Individuals or entities that submit documents bearing an electronically reproduced original signature must also retain copies of the original documents containing the “wet” signature. USCIS may, at any time, request the original documents, which if not produced, could negatively impact the adjudication of the immigration benefit.

[1] See Volume 1, General Policies and Procedures, Part B, Submission of Benefit Requests, Chapter 2, Signatures [1 USCIS-PM B.2].

USCIS Announces Temporary Suspension of Premium Processing for All I-129 and I-140 Petitions Due to the Coronavirus Pandemic

March 20, 2020

 

U.S. Citizenship and Immigration Services today announced the immediate and temporary suspension of premium processing service for all Form I-129 and I-140 petitions until further notice due to Coronavirus Disease 2019 (COVID-19).

Effective today, March 20, 2020, USCIS will not accept any new requests for premium processing. USCIS will process any petition with a previously accepted Form I-907, Request for Premium Processing Service, in accordance with the premium processing service criteria. However, we will not be able to send notices using pre-paid envelopes. We will only send batch-printed notices. Petitioners who have already filed a Form I-129, Petition for a Nonimmigrant Worker, or Form I-140, Immigrant Petition for Alien Workers, using the premium processing service and who receive no agency action on their case within the 15-calendar-day period will receive a refund, consistent with 8 CFR 103.7(e). We will notify the public with a confirmed date for resuming premium processing.

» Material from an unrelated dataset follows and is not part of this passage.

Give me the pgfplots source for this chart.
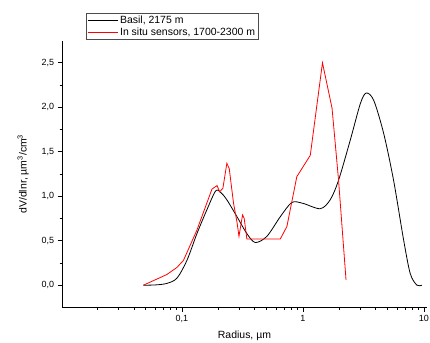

USCIS will reject the I-907 and return the $1,440 filing fee for all petitions requesting premium processing that were mailed before March 20 but not yet accepted.

This temporary suspension includes petitions filed for the following categories:

  • I-129: E-1, E-2, H-1B, H-2B, H-3, L-1A, L-1B, LZ, O-1, O-2, P-1, P-1S, P-2, P-2S, P-3, P-3S, Q-1, R-1, TN-1 and TN-2.

  • I-140: EB-1, EB-2 and EB-3.

This includes new premium processing requests for all H-1B petitions, including H-1B cap-subject petitions for fiscal year 2021, petitions from previous fiscal years, and all H-1B petitions that are exempt from the cap. USCIS previously announced the temporary suspension of premium processing for FY 2021 cap-subject petitions and tentative dates for resumption of premium processing service. This announcement expands upon and supersedes the previous announcement.

For current Form I-129 and I-140 processing times, visit the Check Case Processing Times page and the H-1B page on the USCIS website.